Se o São Paulo perdesse, eu perdia meu maior orgulho, a razão, a alegria…. tudo! Eu vivia em função do São Paulo e não me arrependo de nada disso. É preciso ser um doente pra poder lidar com eles no futuro. E hoje, falo com “Ricas Perrones de 92” o tempo todo.

Sei que aos 30 minutos do segundo tempo eu tinha lágrimas de desespero correndo no rosto. Não chorava! Eram lagrimas, mas não um choro. Escorriam e eu não tinha coragem de soltar as mãos uma da outra para limpar.

Rezava pra um Deus que nunca acreditei existir. Pedia ajuda pra santos que sempre fiz piada e se me dessem um tambor eu batia pedindo pra algum orixá.

32 minutos e do meu lado um tiozinho ajoelhou. Eu, querendo imitar, querendo ajudar, querendo fazer alguma coisa de diferente, fiz o mesmo.  Ao nosso lado mais de 10 cairam de joelhos em frente ao telão esperando aquele golzinho que planejamos por meses enquanto não pegavamos no sono.

E de joelhos ha menos de 1 minuto, falta para o São Paulo. Todos em pé, o tio grita: “Deu sorte! Ajoelha!”.

E todos voltam a ajoelhar no asfalto da av paulista.

Rai, Cafu, Raí…. a bola viaja por uns 4 minutos e não cai nunca…. Até que toca a rede, e todos pulam enlouquecidos se abraçando por um título que até outro dia não era sequer sonhado, quanto mais planejado.

Eu não.

Fiquei. Não tive reação. Olhei pra tela e aí sim, chorei. Ajoelhado sozinho enquanto todos pulavam e batiam com joelho e bandeiras na minha cabeça eu era o sujeito mais feliz do mundo.
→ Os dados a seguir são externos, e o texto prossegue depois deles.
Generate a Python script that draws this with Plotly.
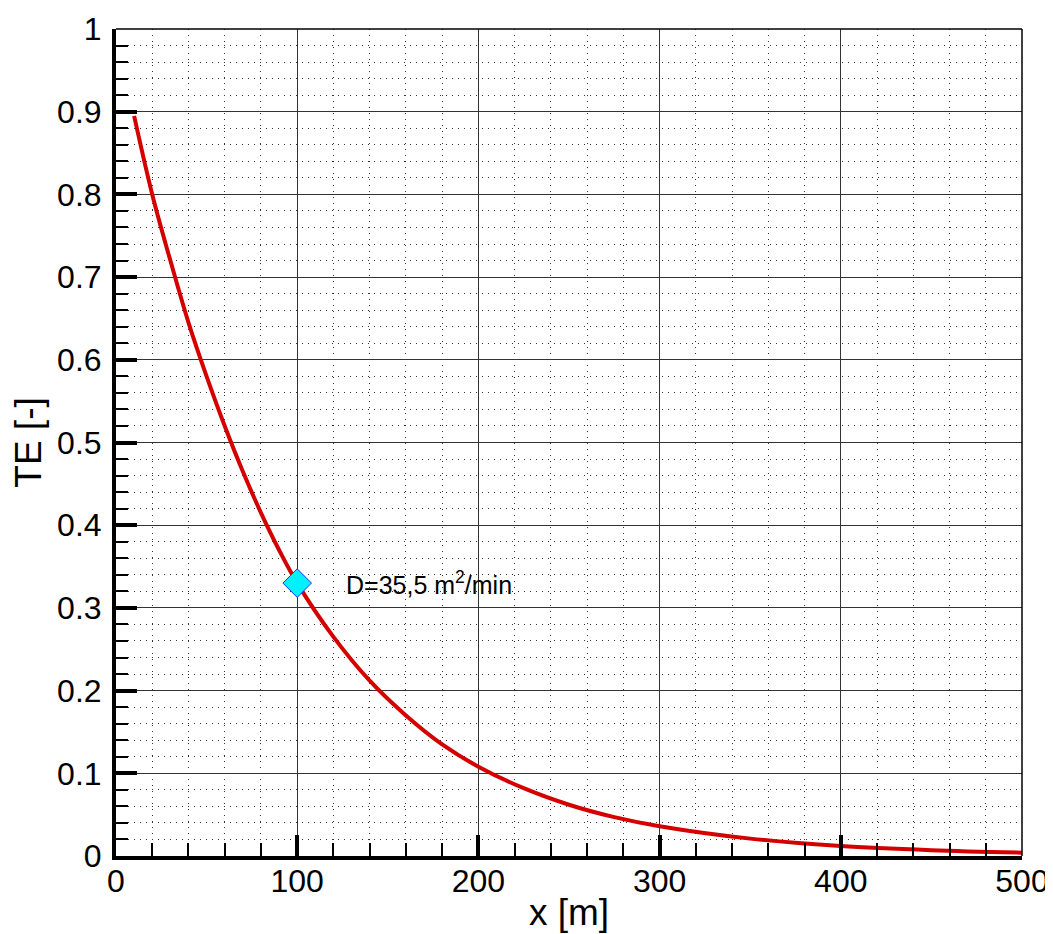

Mas ainda tinham 10 minutos. E nenhum sofrimento é tão forte que não possa piorar.

O telão apaga.

Dez minutos que nunca assisti.

Tentando fazer silêncio pra que 5 pessoas nos informem o final do jogo numa barraquinha de cachorro quente, milhares de pessoas andavam de um lado pra outro na dúvida entre quebrar a av paulista inteira ou rezar pra terminar daquele jeito.

Não chega mais notícia nenhuma. Quem tinha rádio informa: “39”, “40”, “43”….

Até que ficamos mudos. E quando aquele trio olhando uma tv na barraca da cachorro quente gritou “acabou”,  não havia mais nenhum problema no planeta terra.

Subi num poste com a bandeira e cantei por mais de 20 minutos pendurado numa semáforo até não ter mais forças pra me segurar. Desci, corri a avenida paulista de um lado pra outro parando em cada vendedor e comprando uma lembracinha.

Não bebia,  e não bebi nem água.

Todo dinheiro que tinha gastei em faixas, bandeiras do japão, faixinhas de cabeça, tinta pra passar no rosto… Tudo!

As 3 da manhã meu pai chegou no lugar combinado e me viu com 3 faixas de campeão, uma na testa, tintas tricolores no rosto e um sorriso que eu duvido ter sido capaz de repetir nos 20 anos seguintes.

Nos abraçamos, daquele jeito durão dele, mas pude dar a ele uma das minhas faixas. Ele não colocou, só olhou, agradeceu e guardou.

Fui contando o caminho todo de um jogo que ele também tinha visto. Mas ouviu, porque também queria reviver aquilo sempre que possível.  Em casa, não tinha como dormir. Queria ver tv, mas a tv não falava nada. Já tinha listras coloridas e não havia tv a cabo.

Era preciso esperar o dia seguinte, e acordado eu esperei. As 6 estava na banca pra comprar os jornais, o poster, tudo!

Andei pelas ruas com a camisa do São Paulo até quarta-feira. Não, não lavei.  Fingia que estava limpa e usava de novo! Até não ter mais como esconder a sujeita.

E lá se vão 21 anos.

Cá estou, jornalista, “imparcial”, “frio” e com a insuportável tarefa de analisar e ponderar paixão.

Se a vida começasse agora, sãopaulino eu seria de novo. E se pudesse refazer cada bobagem que fiz por futebol na minha vida, faria com mais paixão, mais fanatismo e ainda menos razão.

Porque hoje eu não sou mais assim, e adoraria ser.

Você quer conhecer jogadores, trabalhar com futebol, viver tudo isso de pertinho. E eu, daqui, queria ser você e estar na fila do Morumbi lotado hoje passando aperto e morrendo de raiva do Galo estar no Mundial.

Não estou. Estou feliz que ele esteja lá.

Há 21 anos, estaria.  Porque não raciocinaria.

E fatalmente estaria sentindo algo muito mais puro e especial do que o que sinto hoje em dia.